But thou, O Roman, must the peoples rule.
Thine arts shall be to teach the ways of peace, To spare the humbled, and throw down the proud.
Nor does Virgil resent the death of the Republic; he knows that class war, not Caesar, killed it; at every stage of his poem he foreshadows the restorative rule of Augustus, hails it as Saturn’s reign returned, and promises him, as reward, admission to the company of the gods. No man ever fulfilled a literary commission more perfectly.
Why do we retain a warm affection for this pietistic, moralistic, chauvinistic, imperialistic propagandist? Partly because the gentleness of his spirit is on every page; because we feel that his sympathies have spread from his own fair Italy to all men, even to all life. He knows the sufferings of the lowly and the great, the obscene ghastliness of war, the brief mortality that stalks the noblest men, the griefs and pains, the lacrimae rerum, or “tears in things,” that mar and accentuate the sunshine of our days. He is not merely imitating Lucretius when he writes of “the nightingale mourning beneath the poplar’s shade the loss of her young ones, whom some hard plowman has seen and torn unfledged from their nest; all night long she cries, and perched on a spray, renews her pitiful song, filling the woods with her sad lament.” But what draws us back to Virgil again and again is the persistent loveliness of his speech. It is not in vain that he pored over every line, “licking it into shape as the she-bear does her cubs”; and only the reader who has tried to write can guess the toil that made this narrative so smooth and adorned it with so many passages of sonorous melody that every second page cries out for quotation, and tempts the tongue. Perhaps the poem is too uniformly beautiful; even beauty palls upon us if its eloquence is prolonged. There is a delicate feminine charm in Virgil, but seldom the masculine power and thought of Lucretius or the surging tide of that “many-billowed sea” called Homer. We begin to understand the melancholy ascribed to Virgil when we picture him preaching beliefs that he could never recapture, writing for ten years an epic whose every episode and line required the effort of artificial art, then dying with the haunting thought that he had failed, that no spark of spontaneity had set his imagination on fire or spurred his figures into life. But over his medium, if not over his subject, the poet won a complete victory. Artifice has seldom achieved a brighter miracle.

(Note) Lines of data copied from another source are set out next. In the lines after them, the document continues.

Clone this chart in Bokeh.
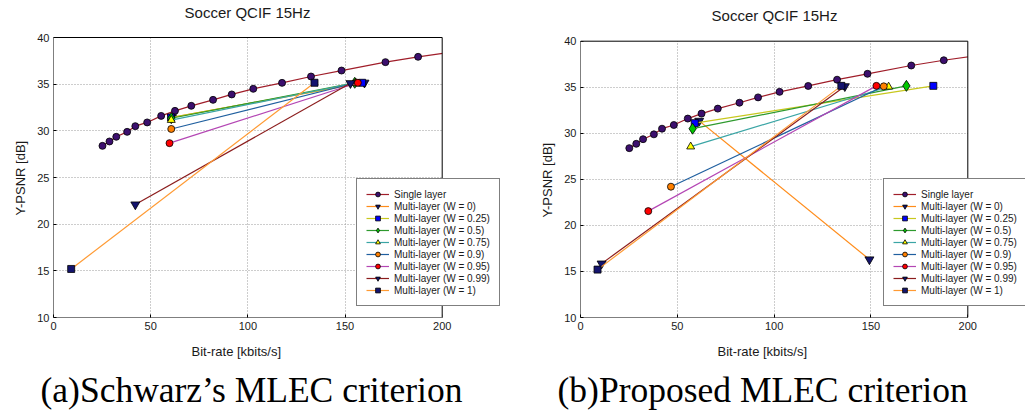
from bokeh.plotting import figure
from bokeh.models import (Range1d, Legend, LegendItem, Title, FixedTicker,
                          BoxAnnotation, Label)
from bokeh.layouts import row
from bokeh.embed import file_html
from bokeh.resources import INLINE

# ---- data -----------------------------------------------------------
single_x = [25.2, 28.8, 32.3, 37.9, 42.1, 48.2, 55.4, 62.5, 70.9, 82.1, 91.7,
            102.8, 117.6, 132.5, 148.2, 170.8, 187.6, 212.0]
single_y = [28.39, 28.86, 29.36, 29.89, 30.5, 30.9, 31.6, 32.14, 32.68, 33.32,
            33.9, 34.5, 35.14, 35.82, 36.46, 37.36, 37.93, 38.65]

weights = ["0", "0.25", "0.5", "0.75", "0.9", "0.95", "0.99", "1"]

# (a) Schwarz's MLEC criterion: base-layer point and enhancement point
schwarz_base_x = [61.0, 60.5, 60.6, 60.6, 60.6, 59.7, 42.1, 9.1]
schwarz_base_y = [31.45, 31.43, 31.35, 31.15, 30.2, 28.68, 22.1, 15.2]
schwarz_end_x = [160.0, 158.8, 155.0, 155.5, 155.8, 156.6, 152.8, 134.3]
schwarz_end_y = [35.15, 35.15, 35.15, 35.15, 35.15, 35.15, 35.1, 35.15]

# (b) Proposed MLEC criterion
proposed_base_x = [61.3, 59.0, 57.9, 56.9, 46.7, 35.0, 10.9, 8.8]
proposed_base_y = [31.35, 31.1, 30.5, 28.55, 24.2, 21.55, 15.85, 15.2]
proposed_end_x = [149.2, 182.2, 168.3, 159.1, 156.6, 152.8, 136.5, 134.7]
proposed_end_y = [16.3, 35.15, 35.15, 35.05, 35.1, 35.15, 35.1, 35.15]

x_ticks = [0, 50, 100, 150, 200]
y_ticks = [10, 15, 20, 25, 30, 35, 40]

title_text = "Soccer QCIF 15Hz"
x_label = "Bit-rate [kbits/s]"
y_label = "Y-PSNR [dB]"
captions = ["(a)Schwarz\u2019s MLEC criterion", "(b)Proposed MLEC criterion"]

# ---- styles ---------------------------------------------------------
line_colors = ["#ff8c1a", "#c8c81e", "#2e9a2e", "#3aa5a5", "#1f5f9f",
               "#b446b4", "#8b1c1c", "#ff9a33"]
marker_fill = ["#14146e", "#0000ff", "#00c800", "#ffff00", "#ff8000",
               "#ff0000", "#14146e", "#14146e"]
marker_type = ["inverted_triangle", "square", "diamond", "triangle", "circle",
               "circle", "inverted_triangle", "square"]
marker_size = [9, 7, 11, 8, 7, 7, 9, 7]

SANS = "Liberation Sans"
H = 417
BOTTOM = 100


def make_panel(bx, by, ex, ey, caption, width, left, px_per_x, y_top_px,
               title_cx, title_cy, cap_offset, xlab_offset, ylab_offset):
    frame_w = width - left
    frame_h = H - BOTTOM
    x_end = x_ticks[-1] * frame_w / (px_per_x * x_ticks[-1])
    ppu = (frame_h - y_top_px) / (y_ticks[-1] - y_ticks[0])
    y_end = y_ticks[-1] + y_top_px / ppu

    p = figure(width=width, height=H, output_backend="svg", toolbar_location=None,
               x_range=Range1d(0, x_end), y_range=Range1d(y_ticks[0], y_end),
               min_border_left=left, min_border_right=0,
               min_border_top=0, min_border_bottom=BOTTOM,
               background_fill_color="white", border_fill_color="white")
    p.outline_line_color = None

    for ax in (p.xaxis[0], p.yaxis[0]):
        ax.axis_line_color = None
        ax.major_tick_line_color = "black"
        ax.major_tick_in = 3
        ax.major_tick_out = 0
        ax.minor_tick_line_color = None
        ax.major_label_text_font = SANS
        ax.major_label_text_font_size = "11px"
        ax.major_label_text_color = "#1a1a1a"
        ax.major_label_standoff = 4
    p.xaxis[0].ticker = FixedTicker(ticks=x_ticks)
    p.yaxis[0].ticker = FixedTicker(ticks=y_ticks)

    for g in (p.xgrid[0], p.ygrid[0]):
        g.grid_line_color = "#9a9a9a"
        g.grid_line_dash = "1 2"
        g.grid_line_width = 1
    p.xgrid[0].ticker = FixedTicker(ticks=x_ticks[1:-1])
    p.ygrid[0].ticker = FixedTicker(ticks=y_ticks[1:-1])

    items = []
    l0 = p.line(single_x, single_y, line_color="#a01e2a", line_width=1.2)
    s0 = p.scatter(single_x, single_y, marker="circle", size=7,
                   fill_color="#3c0f6e", line_color="black", line_width=0.8)
    items.append(LegendItem(label="Single layer", renderers=[l0, s0]))

    for i, w in enumerate(weights):
        xs = [bx[i], ex[i]]
        ys = [by[i], ey[i]]
        ln = p.line(xs, ys, line_color=line_colors[i], line_width=1.2)
        sc = p.scatter(xs, ys, marker=marker_type[i], size=marker_size[i],
                       fill_color=marker_fill[i], line_color="black",
                       line_width=0.8)
        items.append(LegendItem(label=f"Multi-layer (W = {w})", renderers=[ln, sc]))

    p.add_layout(BoxAnnotation(left=x_ticks[-1], fill_color="white", fill_alpha=1,
                               line_color=None))
    p.add_layout(BoxAnnotation(bottom=y_ticks[-1], fill_color="white", fill_alpha=1,
                               line_color=None))
    p.add_layout(BoxAnnotation(left=x_ticks[0], right=x_ticks[-1],
                               bottom=y_ticks[0], top=y_ticks[-1],
                               fill_alpha=0, line_color="black", line_width=1,
                               line_alpha=1))

    p.add_layout(Label(x=title_cx, y=frame_h - title_cy, x_units="screen",
                       y_units="screen", text=title_text, text_align="center",
                       text_baseline="middle", text_font=SANS,
                       text_font_size="15px", text_color="#1a1a1a"))

    leg = Legend(items=items, location=(303, 11))
    leg.label_text_font = SANS
    leg.label_text_font_size = "10px"
    leg.label_text_color = "#1a1a1a"
    leg.label_height = 12
    leg.glyph_height = 12
    leg.glyph_width = 23
    leg.spacing = 0
    leg.padding = 9
    leg.margin = 0
    leg.label_standoff = 5
    leg.border_line_color = "black"
    leg.border_line_width = 1
    leg.background_fill_color = "white"
    leg.background_fill_alpha = 1
    p.add_layout(leg, "center")

    p.add_layout(Title(text=x_label, align="left", offset=xlab_offset,
                       text_font=SANS, text_font_size="13px",
                       text_font_style="normal", text_color="#1a1a1a",
                       standoff=18), "below")
    p.add_layout(Title(text=caption, align="left", offset=cap_offset,
                       text_font="Liberation Serif", text_font_size="35.5px",
                       text_font_style="normal", text_color="black",
                       standoff=0), "below")
    p.add_layout(Title(text=y_label, align="left", offset=ylab_offset,
                       text_font=SANS, text_font_size="13px",
                       text_font_style="normal", text_color="#1a1a1a",
                       standoff=14), "left")
    return p


p1 = make_panel(schwarz_base_x, schwarz_base_y, schwarz_end_x, schwarz_end_y,
                captions[0], 512, 53, 1.9435, 37.0, 194, 12, -13, 138, 102)
p2 = make_panel(proposed_base_x, proposed_base_y, proposed_end_x, proposed_end_y,
                captions[1], 513, 68, 1.9365, 40.7, 194, 15, -23, 137, 100)

layout = row(p1, p2)
open("out.html", "w").write(file_html(layout, INLINE))
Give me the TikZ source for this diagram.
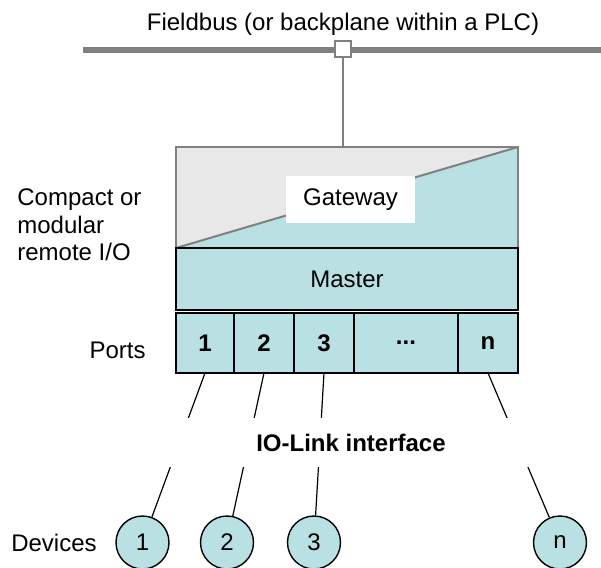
\documentclass[tikz,border=0pt]{standalone}
\usepackage{fontspec}
\setmainfont{Liberation Sans}
\usetikzlibrary{positioning}
\definecolor{ioteal}{RGB}{185,224,226}
\definecolor{gwgray}{RGB}{232,232,232}
\definecolor{busgray}{RGB}{128,128,128}

\begin{document}
\begin{tikzpicture}[x=0.5pt, y=-0.5pt,
    every node/.style={font=\fontsize{12}{13.75}\selectfont},
    cell/.style={draw=black, fill=ioteal, line width=0.7pt, minimum height=30pt, inner sep=0pt, outer sep=0pt, font=\fontsize{12}{13.75}\selectfont\bfseries},
    device/.style={circle, draw=black, fill=ioteal, line width=0.7pt, minimum size=26.5pt, inner sep=0pt},
    link/.style={draw=black, line width=0.6pt}
]
    \useasboundingbox (0,0) rectangle (601,568);

    % fieldbus
    \coordinate (busL) at (83,50);
    \coordinate (busR) at (601,50);
    \draw[busgray, line width=2.75pt] (busL) -- (busR);
    \node (buslabel) at (343,24) {Fieldbus (or backplane within a PLC)};
    \node[draw=busgray, fill=white, line width=0.6pt, minimum size=8pt, inner sep=0pt] (tap) at (343,49) {};

    % gateway
    \node[minimum width=171pt, minimum height=50.5pt, inner sep=0pt, outer sep=0pt] (gw) at (347,197.5) {};
    \fill[gwgray] (gw.north west) -- (gw.north east) -- (gw.south west) -- cycle;
    \fill[ioteal] (gw.north east) -- (gw.south east) -- (gw.south west) -- cycle;
    \draw[busgray, line width=1pt] (gw.south west) -- (gw.north east);
    \draw[busgray, line width=0.8pt] (gw.north west) rectangle (gw.south east);
    \draw[busgray, line width=0.6pt] (tap.south) -- (tap.south |- gw.north);
    \node[fill=white, minimum width=64.5pt, minimum height=23.5pt, inner sep=0pt] (gwlabel) at (350.5,199.5) {Gateway};

    % master and ports
    \node[draw=black, fill=ioteal, line width=0.7pt, minimum width=171pt, minimum height=31pt, inner sep=0pt, outer sep=0pt] (master) at (347,279) {Master};
    \node[cell, anchor=north west, minimum width=29pt] (p1) at ([yshift=-1.5pt]master.south west) {1};
    \node[cell, right=0pt of p1, minimum width=30pt] (p2) {2};
    \node[cell, right=0pt of p2, minimum width=30pt] (p3) {3};
    \node[cell, right=0pt of p3, minimum width=52pt] (pdots) {...};
    \node[cell, right=0pt of pdots, minimum width=30pt] (pn) {n};

    % left labels
    \node[inner sep=0pt, anchor=west, align=left] (remoteio) at (17,225) {Compact or\\modular\\remote I/O};
    \node[inner sep=0pt, anchor=east] (ports) at (146,350) {Ports};
    \node[inner sep=0pt] (devices) at (54,543) {Devices};

    % devices
    \node[device] (d1) at (142.5,542.5) {1};
    \node[device] (d2) at (227,542.5) {2};
    \node[device] (d3) at (314,542.5) {3};
    \node[device] (dn) at (560,542.5) {n};

    \draw[link] (p1.south) -- (d1);
    \draw[link] (p2.south) -- (d2);
    \draw[link] (p3.south) -- (d3);
    \draw[link] (pn.south) -- (dn);

    \node[fill=white, minimum width=215pt, minimum height=24.5pt, inner sep=0pt, font=\fontsize{12}{13.75}\selectfont\bfseries] (iolink) at (351,442.5) {IO-Link interface};
\end{tikzpicture}
\end{document}
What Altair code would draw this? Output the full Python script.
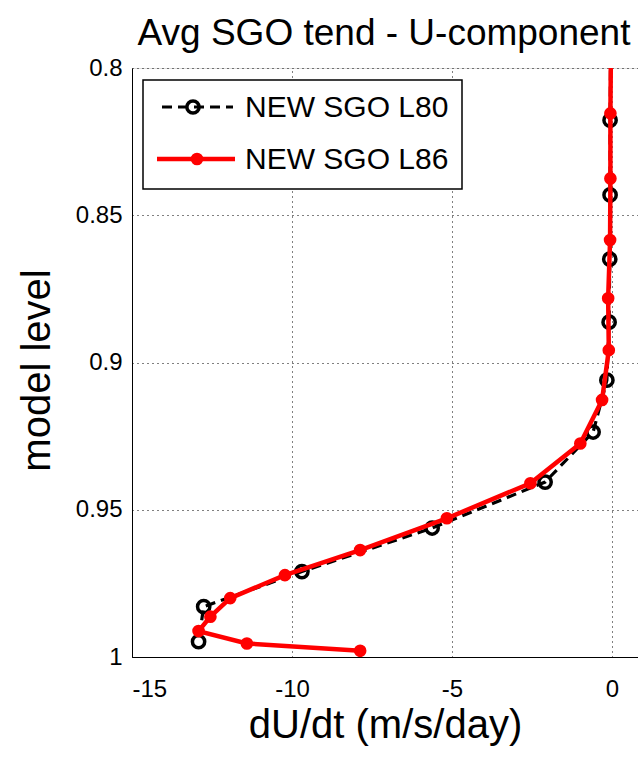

Two years after his death his executors gave the poem to the world. There were some detractors: one critic published an anthology of his defects, another listed his pilferings, another printed eight volumes of Resemblances between lines in Virgil and in earlier poetry. But Rome soon forgave this literary communism. Horace ranked Virgil fondly with Homer, and schools inaugurated nineteen hundred years of memorizing the Aeneid. Plebeian and aristocrat mouthed him; artisans and shopkeepers, tombstones and scribbled walls, quoted him; temple oracles gave responses through ambiguous verses of his epic; the custom began- and lasted till the Renaissance- of opening Virgil at random and finding some counsel or prophecy in the first passage that struck the eye. His fame grew until in the Middle Ages he was considered a magician and a saint. Had he not, in the Fourth Eclogue, predicted the coming of the Saviour and, in the Aeneid, described Rome as the Holy City, from which the power of religion would uplift the world? Had he not in that terrible Book VI pictured the Last Judgment, the sufferings of the wicked, the cleansing fire of purgatory, the happiness of the blessed in paradise? Virgil too, like Plato, was anima naturaliter Christiana, despite his pagan gods. Dante loved the elegance of his verse, and took him as guide not only through hell and purgatory, but also in the art of flowing narrative and beautiful speech. Milton thought of him when writing Paradise Lost and the pompous orations of devils and men. And Voltaire, of whom we should have expected a harsher judgment, ranked the Aeneid as the finest literary monument left us by antiquity.